PE's pursuit of multifamily housing, nursing homes and shopping centers has launched a lending boom
Despite some signs of recovery in recent months, the U.S. real estate market remains soft. For example, housing starts increased in 2012 from 2011, but just barely, with the difference being only a mere 300 or so more new residential construction projects. Home sales actually fell 7.3 percent in December from November, according to the U.S. Department of Commerce, and they were worth only about half what they were before the housing market crashed in 2008. But, while these may not be encouraging signs for home owners or real estate brokers, they add up to opportunities for investors, who are eyeing multifamily homes and some types of commercial properties, including nursing homes and shopping centers, with particular glee. Private equity firms, Real Estate Investment Trusts (REITs) and strategic buyers are all taking advantage of the depressed state of the real estate market to gobble up properties, with the pace of dealmaking accelerating quickly.
"Since January, there has been an avalanche of capital and a stampede of players into the market who had been on the sidelines licking their wounds from deals done in 2007," says Matt Galligan, president of CIT Real Estate Finance.
CIT wanted in on the action as well. The firm launched a commercial real estate business in the fourth quarter of 2011. The group focuses on originating and underwriting senior secured commercial real estate loan transactions primarily in Boston, New York and Washington, D.C. In 2012, the firm closed on 21 loans, including a $25 million senior secured loan for National Resources, a real estate and investment firm focused on redeveloping corporate and industrial sites. The financing was used to develop The Lofts at Edgewater Harbor, a 150-unit residential condominium complex in Edgewater, N.J., overlooking the Hudson River. In January, CIT arranged a first-lien term loan for Kushner Companies, a real estate company headquartered in New York, and a $26 million senior secured term loan for Metropolitan Properties of America, a real estate investment firm based in Boston.
Private equity firms have shown a strong appetite for the sector as well. In fact, 156 private equity real estate funds raised $71.5 billion during 2012, which is on target with what was raised the year before, according to Private Equity Real Estate (PERE), a publication that covers the real estate market. More telling, opportunity funds, which specifically look to take advantage of falling real estate prices, raised $35 billion in 2012, a 45 percent increase from 2011. The Blackstone Group LP (NYSE: BX) raised the largest real estate opportunity vehicle during 2012, helping to push the real estate fund numbers up. Blackstone Real Estate Partners VII raised a whopping $13.3 billion.

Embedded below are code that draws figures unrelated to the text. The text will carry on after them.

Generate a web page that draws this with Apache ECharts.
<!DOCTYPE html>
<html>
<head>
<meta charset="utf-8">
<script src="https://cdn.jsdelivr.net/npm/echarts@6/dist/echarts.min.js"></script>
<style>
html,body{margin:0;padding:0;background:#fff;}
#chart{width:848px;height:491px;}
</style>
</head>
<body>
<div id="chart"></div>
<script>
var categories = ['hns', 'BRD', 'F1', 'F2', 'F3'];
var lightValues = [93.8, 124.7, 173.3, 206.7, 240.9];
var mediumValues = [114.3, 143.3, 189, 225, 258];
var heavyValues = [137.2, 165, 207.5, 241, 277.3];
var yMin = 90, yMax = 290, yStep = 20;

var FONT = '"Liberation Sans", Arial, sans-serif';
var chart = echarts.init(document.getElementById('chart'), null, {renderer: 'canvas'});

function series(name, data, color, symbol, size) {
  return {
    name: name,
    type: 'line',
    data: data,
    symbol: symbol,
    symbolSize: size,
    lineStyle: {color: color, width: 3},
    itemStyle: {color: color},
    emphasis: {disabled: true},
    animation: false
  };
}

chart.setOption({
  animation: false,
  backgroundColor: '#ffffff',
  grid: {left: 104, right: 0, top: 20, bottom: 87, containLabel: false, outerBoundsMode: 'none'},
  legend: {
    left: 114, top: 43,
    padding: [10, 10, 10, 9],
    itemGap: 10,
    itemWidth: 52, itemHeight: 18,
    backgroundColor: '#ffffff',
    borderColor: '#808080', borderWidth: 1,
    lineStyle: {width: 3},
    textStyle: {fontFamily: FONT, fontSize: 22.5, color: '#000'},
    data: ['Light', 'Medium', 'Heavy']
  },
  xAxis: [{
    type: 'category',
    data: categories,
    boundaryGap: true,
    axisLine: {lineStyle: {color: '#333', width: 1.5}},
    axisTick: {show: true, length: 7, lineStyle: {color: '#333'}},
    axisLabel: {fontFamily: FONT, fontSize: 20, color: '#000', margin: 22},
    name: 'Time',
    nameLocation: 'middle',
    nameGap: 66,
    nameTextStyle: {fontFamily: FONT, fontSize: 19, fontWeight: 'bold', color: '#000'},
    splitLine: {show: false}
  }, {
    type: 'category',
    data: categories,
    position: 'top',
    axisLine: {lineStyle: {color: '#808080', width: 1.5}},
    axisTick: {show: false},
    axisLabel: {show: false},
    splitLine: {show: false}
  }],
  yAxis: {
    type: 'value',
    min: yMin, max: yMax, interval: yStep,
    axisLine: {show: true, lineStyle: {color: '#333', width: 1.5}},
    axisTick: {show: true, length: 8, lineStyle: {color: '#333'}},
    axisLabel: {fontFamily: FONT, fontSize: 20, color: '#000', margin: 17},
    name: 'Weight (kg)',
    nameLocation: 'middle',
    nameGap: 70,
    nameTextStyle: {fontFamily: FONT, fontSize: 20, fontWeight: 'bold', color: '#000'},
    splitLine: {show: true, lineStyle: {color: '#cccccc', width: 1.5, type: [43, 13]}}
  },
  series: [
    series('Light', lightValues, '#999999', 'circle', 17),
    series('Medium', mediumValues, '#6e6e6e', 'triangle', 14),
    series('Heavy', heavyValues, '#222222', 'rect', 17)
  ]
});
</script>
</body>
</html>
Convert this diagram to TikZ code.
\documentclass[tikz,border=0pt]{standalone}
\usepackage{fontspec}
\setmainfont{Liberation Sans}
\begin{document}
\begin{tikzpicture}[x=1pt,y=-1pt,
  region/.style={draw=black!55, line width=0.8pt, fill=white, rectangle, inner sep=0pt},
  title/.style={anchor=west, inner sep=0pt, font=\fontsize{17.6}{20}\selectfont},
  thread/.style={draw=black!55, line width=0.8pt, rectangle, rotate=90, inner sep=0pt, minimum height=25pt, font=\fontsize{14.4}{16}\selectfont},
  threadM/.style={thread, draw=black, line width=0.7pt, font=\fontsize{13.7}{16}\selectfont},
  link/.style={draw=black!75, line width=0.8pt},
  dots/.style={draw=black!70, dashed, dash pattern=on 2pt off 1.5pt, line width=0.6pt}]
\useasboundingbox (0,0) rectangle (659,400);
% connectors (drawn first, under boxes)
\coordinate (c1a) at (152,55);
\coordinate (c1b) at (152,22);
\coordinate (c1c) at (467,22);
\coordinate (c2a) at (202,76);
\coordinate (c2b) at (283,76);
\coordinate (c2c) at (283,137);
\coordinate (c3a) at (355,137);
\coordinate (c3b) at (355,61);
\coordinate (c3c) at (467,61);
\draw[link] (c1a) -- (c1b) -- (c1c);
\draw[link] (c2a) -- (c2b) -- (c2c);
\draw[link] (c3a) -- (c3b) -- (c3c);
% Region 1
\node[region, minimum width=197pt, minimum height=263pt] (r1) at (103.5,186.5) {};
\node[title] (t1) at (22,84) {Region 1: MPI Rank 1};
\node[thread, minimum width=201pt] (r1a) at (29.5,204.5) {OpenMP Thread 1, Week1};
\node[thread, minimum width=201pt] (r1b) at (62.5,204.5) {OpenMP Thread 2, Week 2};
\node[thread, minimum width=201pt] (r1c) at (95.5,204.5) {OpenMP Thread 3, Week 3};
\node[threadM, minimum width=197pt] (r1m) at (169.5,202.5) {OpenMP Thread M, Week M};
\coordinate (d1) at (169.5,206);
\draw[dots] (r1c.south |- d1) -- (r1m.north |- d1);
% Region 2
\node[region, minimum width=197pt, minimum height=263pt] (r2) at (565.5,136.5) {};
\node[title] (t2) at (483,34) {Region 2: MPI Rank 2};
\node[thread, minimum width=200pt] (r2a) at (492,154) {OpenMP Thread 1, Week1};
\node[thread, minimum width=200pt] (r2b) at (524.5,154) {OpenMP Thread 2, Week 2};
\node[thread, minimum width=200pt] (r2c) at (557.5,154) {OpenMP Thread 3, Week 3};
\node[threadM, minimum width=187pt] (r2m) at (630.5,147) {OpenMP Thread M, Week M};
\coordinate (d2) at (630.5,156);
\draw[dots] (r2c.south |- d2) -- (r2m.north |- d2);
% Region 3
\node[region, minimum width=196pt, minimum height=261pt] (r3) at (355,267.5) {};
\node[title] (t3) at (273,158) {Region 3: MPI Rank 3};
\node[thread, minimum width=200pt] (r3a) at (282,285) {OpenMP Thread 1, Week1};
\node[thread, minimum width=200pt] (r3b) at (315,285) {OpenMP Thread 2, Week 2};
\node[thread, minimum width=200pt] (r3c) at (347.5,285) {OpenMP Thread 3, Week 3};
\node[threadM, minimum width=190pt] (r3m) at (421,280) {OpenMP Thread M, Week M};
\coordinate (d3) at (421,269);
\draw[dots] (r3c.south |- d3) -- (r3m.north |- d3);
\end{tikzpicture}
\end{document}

Private equity firms obviously think there are more deals to be made. There are an additional 585 private equity real estate funds in the market and they are targeting a total of $209 billion, according to PERE. That said, there are a few firms that were active in the space and are now notably missing. Morgan Stanley (NYSE: MS) and Goldman Sachs (NYSE: GS) are not nearly as active as they were prior to the downturn. In fact, Whitehall Street International, the real estate investment fund that Goldman Sachs invested through, lost more than $1.76 billion in real estate in 2009.
This leaves room for other firms to get in action, but they aren't all large players. For example, in January, The Meridian Group, a real estate firm based in Bethesda, Md., closed a new fund with $160 million, while Westport Capital Partners raised a $963 million fund that closed in 2012.
The reason for all of the fundraising is simple: There are plenty of deals out there for the taking. Private equity firms such as TPG Capital, The Carlyle Group (Nasdaq: CG), The Blackstone Group, H.I.G. Capital and Westport Capital Partners have been very busy taking advantage of the opportunities.
"There is a fair amount of trading going on, but success depends on what level of risk an investor is willing to take on," says Russ Bernard, a managing principal with Westport Capital Partners. "I don't consider the real estate market to be at its healthiest, but that doesn't mean it isn't a great time to invest if you know what you are doing - some buyers will make a good return on their investment."